Let’s talk about tone

Brian Lau Music

Admittedly, I’m a little bit of a tone snob.

It started when I first got into music. I have always tried to optimize every part of my signal chain based on what I could afford. The cheapest, no-frills, professional guitar; the best drum kit I could justify; outboard microphone preamps–I would even make my own cables and microphones because I could get a better sound quality for an equivalently priced factory made item.

One of the areas that I particularly held on to this belief was in my guitar rig. I tried to keep my signal chain as pure as I could. Most of the time, I would go straight into my 15 watt Trace Elliot Velocette and crank it all the way up. That rig would do me fine for most of the bands that I would play in. I would often walk into a rehearsal studio with the Velocette and an Epiphone ES-339, set it next to the other guitar’s Valvastate Marshall half-stack and drown him out.

By playing in different bands, playing different styles of music and smaller coffee shop gigs, I realized that the Velocette was too loud. I needed to introduce an overdrive pedal into my signal chain. A single overdrive was fine, but I had reservations about adding a bunch of pedals to the signal chain–especially if they were digital. I also needed a reverb solution, so I added a Dan Electro Spring King pedal which is an actual analog spring reverb pedal.

There was just something about going digital that rubbed me the wrong way. Why would I spend all this time and money to build this rig that was all awesome tube tone and then add a pedal that was converting my signal to digital, applying a digital effect and then converting it back to analog?

This, to me, was blasphemy. . .and it would completely kill my tone, right?

It wasn’t until I started working with another guitarist on a recording who would track his parts and send them to me to finish mine. I would mic up my rig, but I could never get mine to sound as present as his sound. I can attribute part of this to the fact that he is a better guitarist than I am, but I asked him what kind of rig he was running through because it had the great “spongy” sound that I like in my tube amp, but it was just brighter and more lively. He said that he was running his guitar directly into his interface and was using Digidesign Eleven Rack plugin.

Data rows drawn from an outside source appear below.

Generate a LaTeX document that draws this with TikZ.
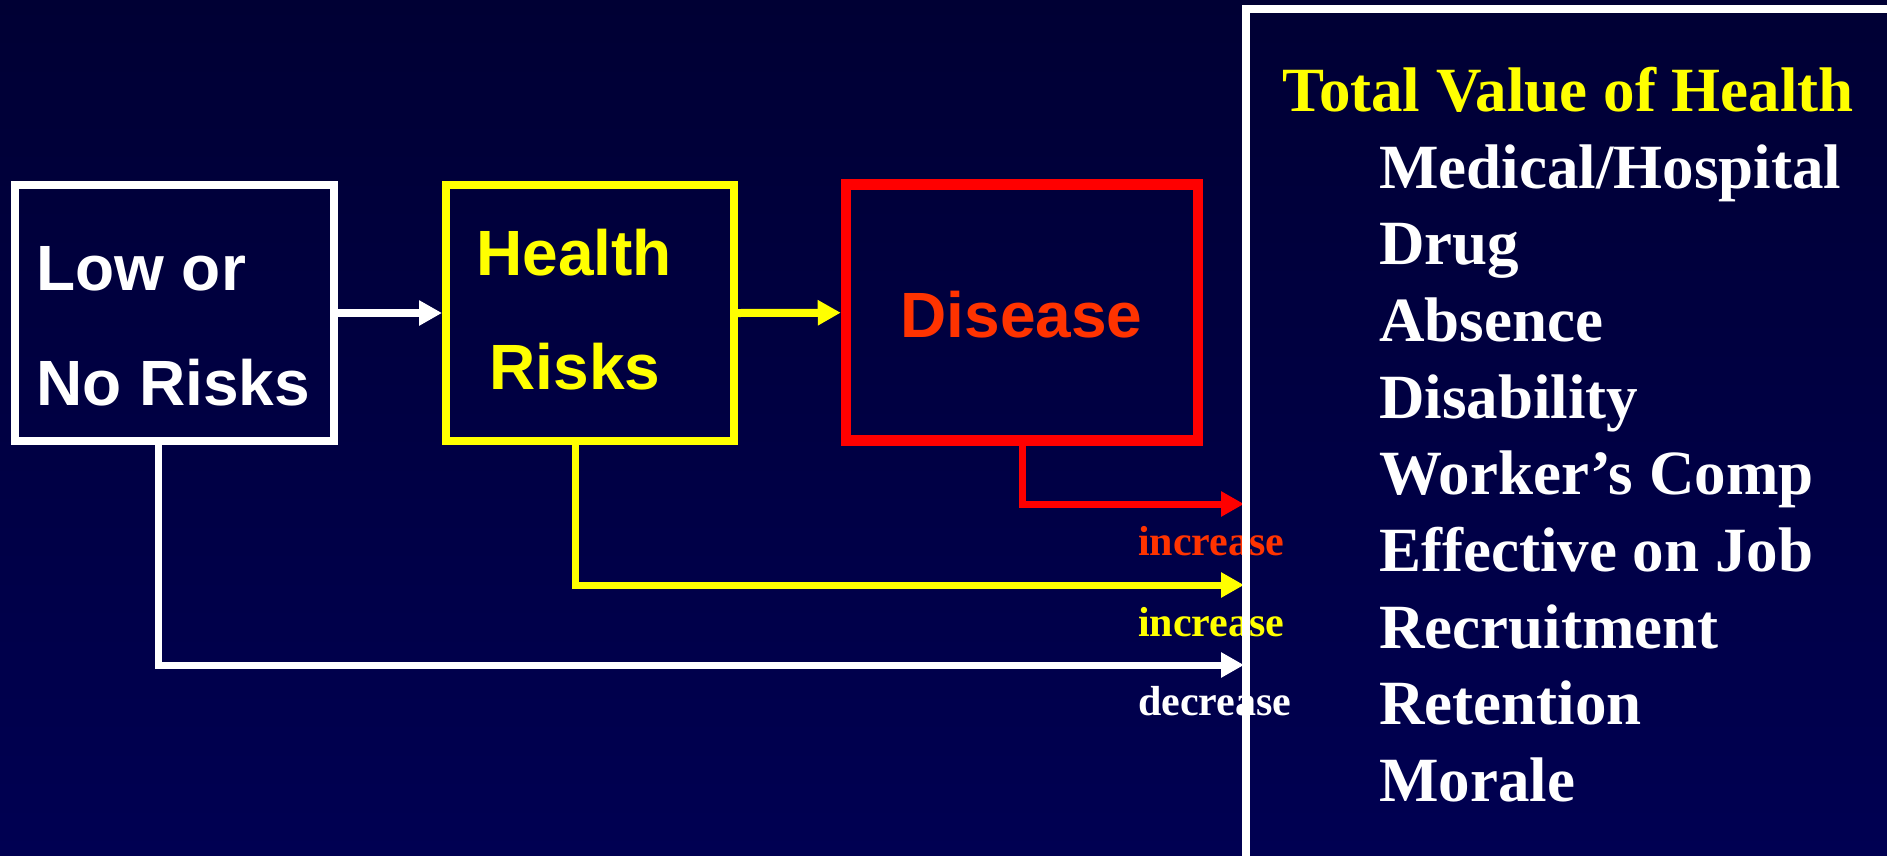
\documentclass[tikz,border=0pt]{standalone}
\usepackage{fontspec}
\setmainfont{Liberation Serif}
\newfontfamily\arialfont{Liberation Sans}
\usetikzlibrary{arrows.meta}
\definecolor{bgtop}{RGB}{0,0,52}
\definecolor{bgbot}{RGB}{0,0,82}
\definecolor{diseasered}{RGB}{255,51,0}
\definecolor{hyellow}{RGB}{255,255,0}
\definecolor{hred}{RGB}{255,0,0}
\begin{document}
\begin{tikzpicture}[x=1pt,y=-1pt,
  boxnode/.style={rectangle,inner sep=0pt,minimum height=256pt},
  sanstext/.style={font=\arialfont\bfseries\fontsize{64}{64}\selectfont,inner sep=0pt},
  listtext/.style={font=\bfseries\fontsize{63}{63}\selectfont,text=white,inner sep=0pt,anchor=base west},
  lbltext/.style={font=\bfseries\fontsize{42}{42}\selectfont,inner sep=0pt,anchor=base west},
  shortflow/.style={line width=8pt,-{Triangle[length=23pt,width=24pt]}},
  flow/.style={line width=7pt,-{Triangle[length=23pt,width=24pt]}}]
\useasboundingbox (0,0) rectangle (1887,855);
\clip (0,0) rectangle (1887,855);
\shade[top color=bgtop,bottom color=bgbot] (0,0) rectangle (1887,855);

% boxes
\node[boxnode,draw=white,line width=8pt,minimum width=319pt] (low) at (174,313) {};
\node[boxnode,draw=hyellow,line width=8pt,minimum width=288pt] (risk) at (590,313) {};
\node[boxnode,draw=hred,line width=10.5pt,minimum width=352pt] (disease) at (1022,312.7) {};

% box texts
\node[sanstext,text=white,anchor=base west] (lowa) at (36,290) {Low or};
\node[sanstext,text=white,anchor=base west] (lowb) at (36,405) {No Risks};
\node[sanstext,text=hyellow,anchor=base] (riska) at (574,275) {Health};
\node[sanstext,text=hyellow,anchor=base] (riskb) at (575,389) {Risks};
\node[sanstext,text=diseasered,anchor=base] (diseasetxt) at (1021.5,337.5) {Disease};

% short arrows
\draw[shortflow,white] (low.east) -- (risk.west);
\draw[shortflow,hyellow] (risk.east) -- (disease.west);

% long connectors
\coordinate (dend) at (1244,504);
\coordinate (rend) at (1244,585);
\coordinate (lend) at (1244,665);
\draw[flow,hred] (disease.south) |- (dend);
\draw[flow,hyellow] ([xshift=-15pt]risk.south) |- (rend);
\draw[flow,white] ([xshift=-16pt]low.south) |- (lend);

% labels
\node[lbltext,text=diseasered] (lbla) at (1138,555) {increase};
\node[lbltext,text=hyellow] (lblb) at (1138,636) {increase};
\node[lbltext,text=white] (lblc) at (1138,715.6) {decrease};

% value panel
\draw[white,line width=8pt] (1246,9) rectangle (1960,930);
\node[listtext,text=hyellow] (title) at (1282.5,111.8) {Total Value of Health};
\node[listtext] (v1) at (1379,188) {Medical/Hospital};
\node[listtext] (v2) at (1379,264.7) {Drug};
\node[listtext] (v3) at (1379,341.4) {Absence};
\node[listtext] (v4) at (1379,418.1) {Disability};
\node[listtext] (v5) at (1379,494.8) {Worker’s Comp};
\node[listtext] (v6) at (1379,571.5) {Effective on Job};
\node[listtext] (v7) at (1379,648.2) {Recruitment};
\node[listtext] (v8) at (1379,724.9) {Retention};
\node[listtext] (v9) at (1379,801.6) {Morale};
\end{tikzpicture}
\end{document}
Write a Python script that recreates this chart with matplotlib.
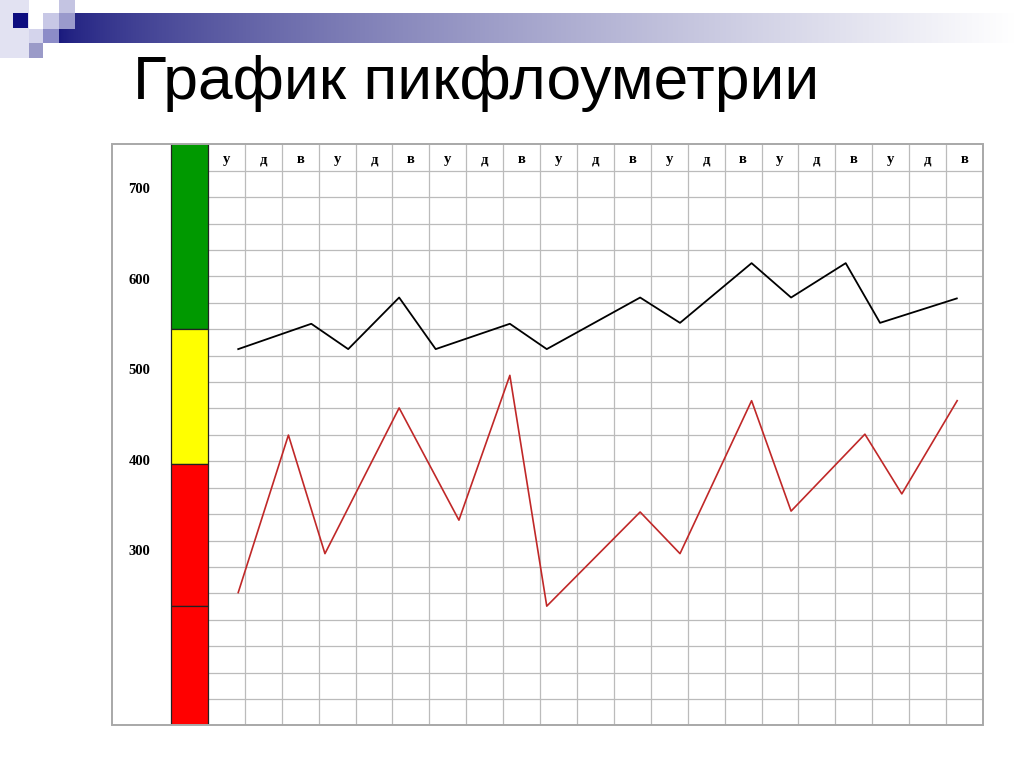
import matplotlib
matplotlib.use('Agg')
import matplotlib.pyplot as plt
import numpy as np
from matplotlib.patches import Rectangle
from matplotlib.colors import to_rgb

# column headers: morning / day / evening for 7 days
day_labels = ['у', 'д', 'в', 'у', 'д', 'в', 'у', 'д', 'в', 'у', 'д', 'в',
              'у', 'д', 'в', 'у', 'д', 'в', 'у', 'д', 'в']
scale_labels = [700, 600, 500, 400, 300]

# zone limits on the left bar (l/min)
zone_bounds = [546, 397, 240]
zone_colors = ['#009900', '#ffff00', '#ff0000', '#ff0000']

# readings, x = column position
black_x = [0.32, 2.30, 3.30, 4.68, 5.67, 7.68, 8.68, 11.21, 12.29, 14.23, 15.30, 16.78, 17.71, 19.79]
black_v = [524, 552, 524, 581, 524, 552, 524, 581, 553, 619, 581, 619, 553, 580]
red_x = [0.32, 1.68, 2.67, 4.68, 6.30, 7.68, 8.68, 11.21, 12.29, 14.23, 15.30, 17.30, 18.30, 19.80]
red_v = [255, 429, 298, 459, 335, 495, 240, 344, 298, 467, 345, 430, 364, 467]

W, H = 1024, 767
fig = plt.figure(figsize=(W / 100, H / 100), dpi=100)

# slide background layer in pixel coordinates
bg = fig.add_axes([0, 0, 1, 1])
bg.set_xlim(0, W)
bg.set_ylim(H, 0)
bg.axis('off')

navy = np.array(to_rgb('#1a1a7e'))
t = np.linspace(0, 1, 400) ** 0.7
grad = navy[None, :] * (1 - t[:, None]) + np.ones(3)[None, :] * t[:, None]
bg.imshow(grad[None, :, :], extent=(59, 1015, 43, 13), aspect='auto', zorder=1)

squares = [
    (0, 0, 29, 58, '#e2e2f2'),
    (13, 13, 15, 15, '#0d0d80'),
    (43, 13, 16, 16, '#c8c8e6'),
    (59, 0, 16, 13, '#c4c4e2'),
    (59, 13, 16, 16, '#9a9acc'),
    (29, 29, 14, 14, '#d4d4ec'),
    (43, 29, 16, 14, '#8c8cc8'),
    (29, 43, 14, 15, '#9a9ac8'),
]
for x0, y0, w, h, c in squares:
    bg.add_patch(Rectangle((x0, y0), w, h, color=c, lw=0, zorder=2))

bg.text(133, 99, 'График пикфлоуметрии', fontsize=44.8,
        family=['Liberation Sans', 'DejaVu Sans'], va='baseline', ha='left')

# chart table
left, right, top, bottom = 112, 983, 143.5, 725.4
ax = fig.add_axes([left / W, (H - bottom) / H, (right - left) / W, (bottom - top) / H])
ax.set_xlim(-3.10, 20.5)
ax.set_ylim(108.2, 751.2)
ax.axis('off')

grid_c = '#bbbbbb'
xt = ax.get_xaxis_transform()
n_cols = len(day_labels)
ax.vlines(np.arange(n_cols) + 0.5, 0, 1, transform=xt, color=grid_c, lw=0.9, zorder=1)
row_h = 26.41 / (bottom - top)
ax.hlines(np.arange(1, 22) * row_h, -0.5, n_cols - 0.5, transform=xt, color=grid_c, lw=0.9, zorder=1)
ax.add_patch(Rectangle((0, 0), 1, 1, transform=ax.transAxes, fill=False,
                       ec='#a8a8a8', lw=1.4, zorder=3, clip_on=False))

for i, lab in enumerate(day_labels):
    ax.text(i, 0.966, lab, transform=xt, ha='center', va='baseline',
            fontsize=10.5, fontweight='bold', family='Liberation Serif')

# zone bar
ylo, yhi = ax.get_ylim()
edges = [yhi] + zone_bounds + [ylo]
for k in range(len(edges) - 1):
    ax.bar(-1.0, edges[k] - edges[k + 1], bottom=edges[k + 1], width=1.0,
           color=zone_colors[k], edgecolor='#222222', lw=0.9, zorder=2)

for v in scale_labels:
    ax.text(-2.36, v, str(v), ha='center', va='center', fontsize=10.5,
            fontweight='bold', family='Liberation Serif')

ax.plot(black_x, black_v, color='black', lw=1.3, zorder=4)
ax.plot(red_x, red_v, color='#c02828', lw=1.2, zorder=4)

fig.savefig('out.png', dpi=100)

This really made me reevaluate my thinking. I spent so much time tracking and re-tracking my guitar, adjusting the amp settings, moving the mic, trying to get my guitar sound to be better than his. I was finally able to get a sound that I felt was more “analog” sounding than his, but it took about 2 days of tracking my guitar and I had to A/B the tracks side by side to be able to tell which one was which.

This brings me to the point of this post: How important is tone to your sound?

For the majority of the listeners, it doesn’t really matter. For the masses, the “good enough” threshold is far lower than most artists will acknowledge. There is something to be said about technically listening to a production for the engineering and producing mastery that happened on that recording.

But, bottom line, most people respond to a song based on an emotional connection they have with it. That can take many forms, such as relating to lyrics; loving the way a musician phrases a riff; or the way a song can make the listener feel the groove, making them want to move.

The reason that tone is important to me is because it is a mastery and artistry in the performance and production of a song. This motivates me to explore a song as I am producing or performing it. I get a no-frills satisfaction from having gear that produces a certain sound that appeals to me.

When I first get a new piece of gear, I explore all the different tonal possibilities it has and how to use it. Once I understand how it fits my style, I can figure out how to apply that to a song I’m working on. I do have to say that it can be quite expensive to go this route. Typically, I’ll pay a lot more for something that does one specific thing really well rather than buy a digital modeler of that instrument that is almost as good, but also does 20 other instruments equally well.

But, in the end, that little bit of extra tone makes me feel good about what I’m producing.